We can solve this task by modifying the Knuth-Morris-Pratt (KMP) string searching algorithm. Let's introduce some notation.

• We will denote corresponding words of the encrypted message with ~A[1], A[2], \dots, A[n]~. Also, ~A[x, y]~ will denote the sentence made up of words ~A[x]~ through ~A[y]~.
• ~B[1], B[2], \dots, B[m]~ will be words from the sentence of the original text, and ~B[x, y]~ sentence made up of words ~B[x]~ through ~B[y]~.
• Let matches(~A[x, x+L]~, ~B[y, y+L]~) be boolean function telling us whether ~A[x, x+L]~ can be decrypted into ~B[y, y+L]~. For example, matches(a b a, c d c) = true; matches(a b b, x y z) = false.

As in standard KMP, we will calculate the prefix function ~P[1, 2, \dots, m]~, but with slightly different meaning. ~P[x]~ will be equal to largest possible ~L~ such that:

matches(~B[1, L]~, ~B[x-L+1, x]~) = true¹

After finding ~P~, we must find ~B~ within ~A~. For each word in ~A~, we are interested in the largest suffix that corresponds to some prefix of ~B~. If we encounter a mismatch, we continue with the largest possible prefix of ~B~, which we look up in ~P~.

We must also find a way to efficiently evaluate matches function.
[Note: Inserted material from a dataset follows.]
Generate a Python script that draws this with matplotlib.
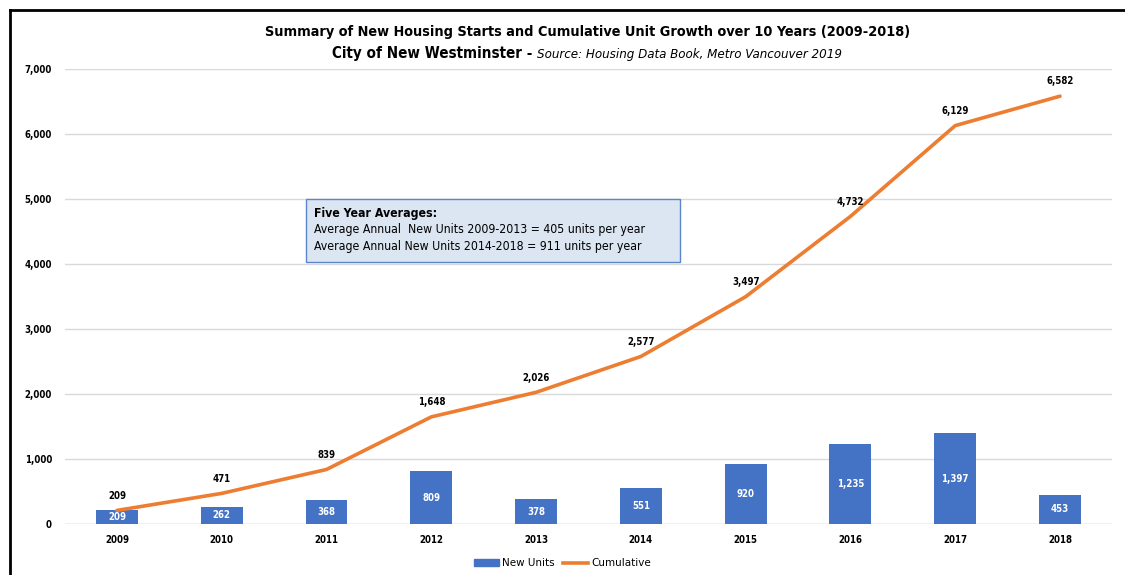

We will transform our messages using the following transformation:

• ~T(X)[i] = -1~ if ~X[i]~ doesn't appear in ~X[1, i-1]~
• ~T(X)[i] = j~ if ~j~ is the largest index such that ~j < i~ and ~X[j] = X[i]~

By using ~A' = T(A)~ and ~B' = T(B)~, we can calculate matches in linear time which is sufficient for obtaining the maximum number of points. Total complexity is also linear.

¹ Only difference between this definition and the original one is that we use our matches function instead of standard string comparison.